In pursuit of financial independence and personal fulfillment

Lesson learned: Read the fine print

I almost threw the card away. Almost everything I buy seems to come with one, and they’re never worth filling out.

You’ve seen these countless times. They’re postcards for warranty registration or mailing lists or magazines at 98 percent off the newsstand price. They fall out of books and periodicals and catalogs and pretty much anything that comes in a box.

We just had some high-quality assemble-at-home furniture delivered. (Ha! I’m just kidding, that’s an oxymoron.)

I had already assembled one end table and gathered up all the stray bits of plastic, cardboard and Styrofoam bits that had spread out from the center of the work area like fallout from a nuclear blast.

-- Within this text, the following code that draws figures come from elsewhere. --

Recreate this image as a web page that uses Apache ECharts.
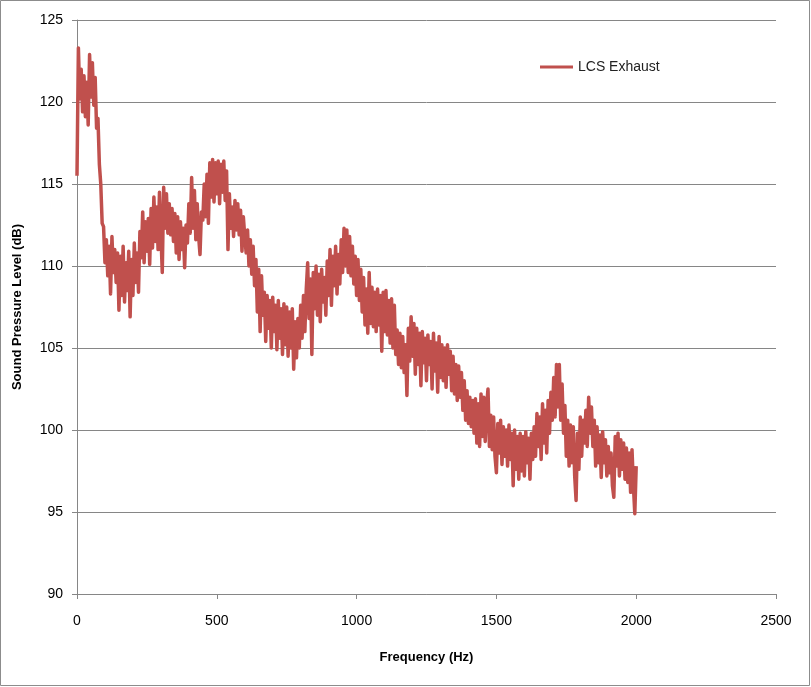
<!DOCTYPE html>
<html>
<head>
<meta charset="utf-8">
<script src="https://cdn.jsdelivr.net/npm/echarts@6/dist/echarts.min.js"></script>
<style>
html,body{margin:0;padding:0;background:#fff;}
#chart{width:811px;height:687px;}
</style>
</head>
<body>
<div id="chart"></div>
<script>
// Sampling grid of the spectrum (Hz)
const freqStart = 0;
const freqStep = 5;
// Sound pressure level (dB), one value per 5 Hz from 0 to 2000 Hz
const splValues = [
 115.5,123.3,120.2,122.0,119.4,121.6,119.1,121.2,118.6,122.9,
 120.3,122.4,119.8,121.5,118.4,119.0,116.2,115.0,112.6,112.4,
 110.2,111.6,109.4,111.2,108.3,111.8,109.6,111.0,109.0,110.8,
 107.3,110.6,108.2,111.2,107.8,110.2,108.5,110.9,106.9,110.4,
 108.2,111.4,109.0,110.8,108.4,112.1,110.5,113.3,110.2,112.7,
 110.9,112.9,110.1,113.5,111.1,114.2,111.5,113.6,111.0,114.5,
 112.0,109.6,114.8,112.3,114.4,112.0,113.8,111.9,113.5,111.5,
 113.2,110.8,113.0,110.4,112.7,111.0,112.3,109.9,112.5,111.4,
 113.8,112.0,115.4,112.3,114.6,111.6,113.8,111.8,110.7,113.3,
 112.8,115.0,113.0,115.6,112.6,116.3,114.2,116.5,113.9,116.3,
 114.4,116.4,113.8,116.2,114.5,116.4,114.0,115.8,111.0,114.4,
 112.3,113.6,111.8,114.0,112.2,113.8,111.9,113.4,110.9,113.0,
 111.8,110.8,112.2,110.0,111.6,109.5,111.2,108.8,110.4,107.2,
 109.8,106.0,109.4,107.0,108.4,105.4,108.2,106.2,107.9,105.0,
 108.1,106.0,107.6,104.9,107.9,105.6,107.4,104.6,107.7,105.2,
 107.5,104.5,107.2,105.0,107.4,103.7,106.6,104.4,106.8,105.0,
 107.6,105.6,108.2,106.0,108.6,110.2,106.8,109.2,104.6,109.6,
 107.4,110.0,107.0,109.5,106.6,109.8,107.8,109.3,107.0,110.3,
 108.2,111.0,107.6,110.6,108.8,111.2,108.3,110.7,108.9,111.6,
 109.6,112.3,110.0,112.2,109.6,111.8,109.4,111.2,108.9,110.6,
 108.2,110.4,107.9,109.8,107.2,109.3,106.4,108.6,105.9,109.6,
 106.5,108.7,106.3,108.4,106.0,108.6,106.4,108.2,104.8,108.4,
 106.0,108.5,105.8,107.9,105.3,108.0,105.0,107.6,104.6,106.1,
 104.0,105.9,103.8,105.7,103.5,105.2,102.1,106.2,104.2,106.9,
 104.5,106.5,103.4,106.2,104.0,105.9,102.7,106.0,104.1,105.6,
 103.0,105.8,104.0,105.4,102.5,105.9,103.6,105.3,102.3,105.7,
 103.2,105.2,103.0,105.0,102.6,105.2,103.4,104.8,102.4,104.5,
 102.2,104.0,101.8,103.9,102.0,103.5,101.2,103.0,100.6,102.4,
 100.4,102.0,100.2,101.8,99.8,101.9,99.2,101.6,99.0,102.2,
 99.6,102.0,99.3,101.5,102.5,99.0,100.9,98.8,100.8,98.4,
 97.4,100.4,98.6,100.6,97.9,100.2,98.4,100.0,97.8,100.3,
 98.2,99.8,96.6,100.0,97.6,99.6,97.0,99.8,97.5,99.6,
 97.2,99.9,98.0,99.5,97.0,99.8,98.2,100.2,98.4,101.0,
 99.0,100.8,98.2,101.6,99.2,101.2,98.6,101.8,99.8,102.3,
 100.6,103.2,100.8,104.0,101.4,104.0,100.6,102.8,99.8,101.5,
 98.4,100.6,97.8,100.3,98.0,100.2,97.2,95.7,99.8,97.6,
 100.8,98.4,100.6,99.2,101.2,99.0,102.0,99.8,101.4,99.0,
 100.6,97.8,100.2,98.0,99.7,97.1,99.9,98.0,99.4,97.2,
 99.0,97.4,98.6,96.6,95.9,99.6,97.8,99.8,97.2,99.4,
 97.6,99.2,97.0,98.9,96.8,98.6,96.2,98.8,96.6,94.9,
 97.8
];
const seriesName = 'LCS Exhaust';
const xTitle = 'Frequency (Hz)';
const yTitle = 'Sound Pressure Level (dB)';
const xMin = 0, xMax = 2500, xStep = 500;
const yMin = 90, yMax = 125, yStep = 5;

const points = splValues.map((v, i) => [freqStart + i * freqStep, v]);

const font = '"Liberation Sans", Arial, sans-serif';
const chart = echarts.init(document.getElementById('chart'), null, {renderer: 'canvas'});
chart.setOption({
  animation: false,
  backgroundColor: '#ffffff',
  graphic: [{
    type: 'rect',
    shape: {x: 0.5, y: 0.5, width: 809, height: 685},
    style: {fill: 'none', stroke: '#8c8c8c', lineWidth: 1},
    silent: true
  }],
  grid: {left: 77, right: 35, top: 20, bottom: 93, containLabel: false, outerBoundsMode: 'none'},
  legend: {
    data: [seriesName],
    left: 535, top: 55,
    icon: 'rect',
    itemWidth: 33, itemHeight: 3,
    textStyle: {fontFamily: font, fontSize: 14, color: '#222'}
  },
  xAxis: {
    type: 'value', min: xMin, max: xMax, interval: xStep,
    name: xTitle, nameLocation: 'middle', nameGap: 57,
    nameTextStyle: {fontFamily: font, fontSize: 13, fontWeight: 'bold', color: '#000'},
    axisLine: {show: true, lineStyle: {color: '#868686', width: 1}},
    axisTick: {show: true, inside: false, length: 5, lineStyle: {color: '#868686'}},
    axisLabel: {fontFamily: font, fontSize: 14, color: '#000', margin: 20,
      formatter: v => String(v)},
    splitLine: {show: false}
  },
  yAxis: {
    type: 'value', min: yMin, max: yMax, interval: yStep,
    name: yTitle, nameLocation: 'middle', nameGap: 53, nameRotate: 90,
    nameTextStyle: {fontFamily: font, fontSize: 13, fontWeight: 'bold', color: '#000'},
    axisLine: {show: true, lineStyle: {color: '#868686', width: 1}},
    axisTick: {show: true, inside: false, length: 5, lineStyle: {color: '#868686'}},
    axisLabel: {fontFamily: font, fontSize: 14, color: '#000', margin: 14,
      formatter: v => String(v)},
    splitLine: {show: true, lineStyle: {color: '#868686', width: 1}}
  },
  series: [{
    name: seriesName,
    type: 'line',
    data: points,
    showSymbol: false,
    symbol: 'none',
    sampling: null,
    lineStyle: {color: '#C0504D', width: 3.5, join: 'round'},
    itemStyle: {color: '#C0504D'}
  }]
});
</script>
</body>
</html>
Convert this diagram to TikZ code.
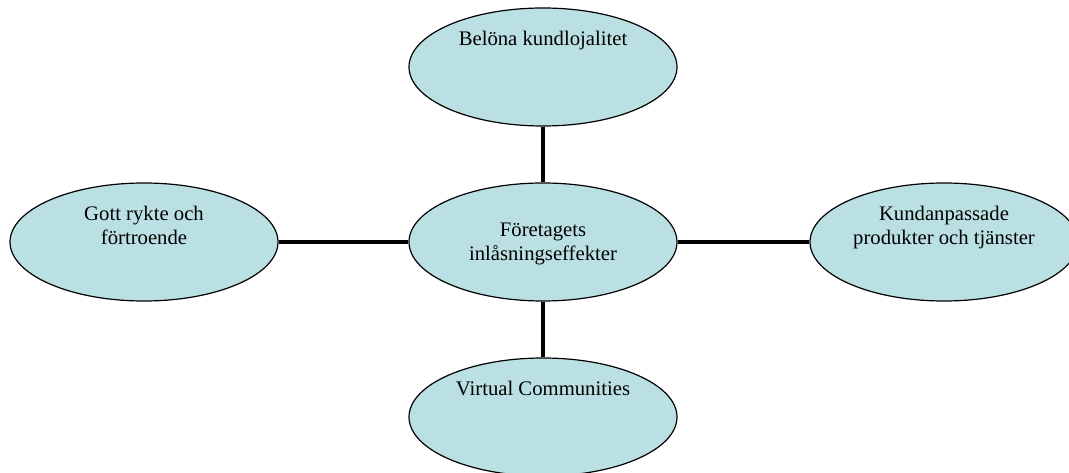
\documentclass[tikz,border=0pt]{standalone}
\usepackage{fontspec}
\setmainfont{Liberation Serif}
\usetikzlibrary{shapes.geometric,positioning}
\definecolor{bubblefill}{RGB}{187,224,227}

\begin{document}
\begin{tikzpicture}[x=1pt, y=-1pt,
  bubble/.style={ellipse, draw, fill=bubblefill, line width=1.2pt, minimum width=268pt, minimum height=118pt, inner sep=0pt},
  lbl/.style={align=center, inner sep=0pt, font=\fontsize{20.7}{23.5}\selectfont},
  link/.style={line width=4pt}]
\useasboundingbox (0,0) rectangle (1069,473);
\clip (0,0) rectangle (1069,473);
\node[bubble] (mid) at (543, 242) {};
\node[bubble] (top) at (543, 67) {};
\node[bubble] (bot) at (543, 417) {};
\node[bubble] (left) at (144, 242) {};
\node[bubble] (right) at (944, 242) {};
\draw[link] (top) -- (mid);
\draw[link] (mid) -- (bot);
\draw[link] (left) -- (mid);
\draw[link] (mid) -- (right);
\node[lbl] (midtext) at (543, 244) {Företagets\\inlåsningseffekter};
\node[lbl, below=24pt of top.north] (toptext) {Belöna kundlojalitet};
\node[lbl, below=24pt of bot.north] (bottext) {Virtual Communities};
\node[lbl, below=24pt of left.north] (lefttext) {Gott rykte och\\förtroende};
\node[lbl, below=24pt of right.north] (righttext) {Kundanpassade\\produkter och tjänster};
\end{tikzpicture}
\end{document}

With the entire mess disposed of in the garbage and recycling bins, I turned my attention to the next end table.

As I organized all the pieces for assembly and started a fresh pile of trash, something on the card caught my eye.


Now you have my attention

This furniture sold by Wal-Mart was part of a Better Homes & Gardens collection. The card in each of the three boxes we bought was an offer for a free 12-month subscription to BH&G as a thank you for buying the collection.

At the bottom of the card was the fine print.

“If you do not wish to receive a one-year subscription to Better Homes & Gardens (valued at $6.00) as part of your qualifying purchase, please fill out the card, write “refund” and mail to …”

Huh. You mean each one of these cards is worth $6?!

I rescued the card I had thrown away, filled out all three of them and mailed them in with copies of the receipt. This week, a check arrived in the mail for $18.

I can’t say I’ve ever really looked at the fine print on those things before, but I will now. And I bet you will, too.

Top photo by Mar Newhall on Unsplash

1 Comment

  1. Eh

    Did you tape the receipts to the cards or did you put them in an envelope and send them with a stamp?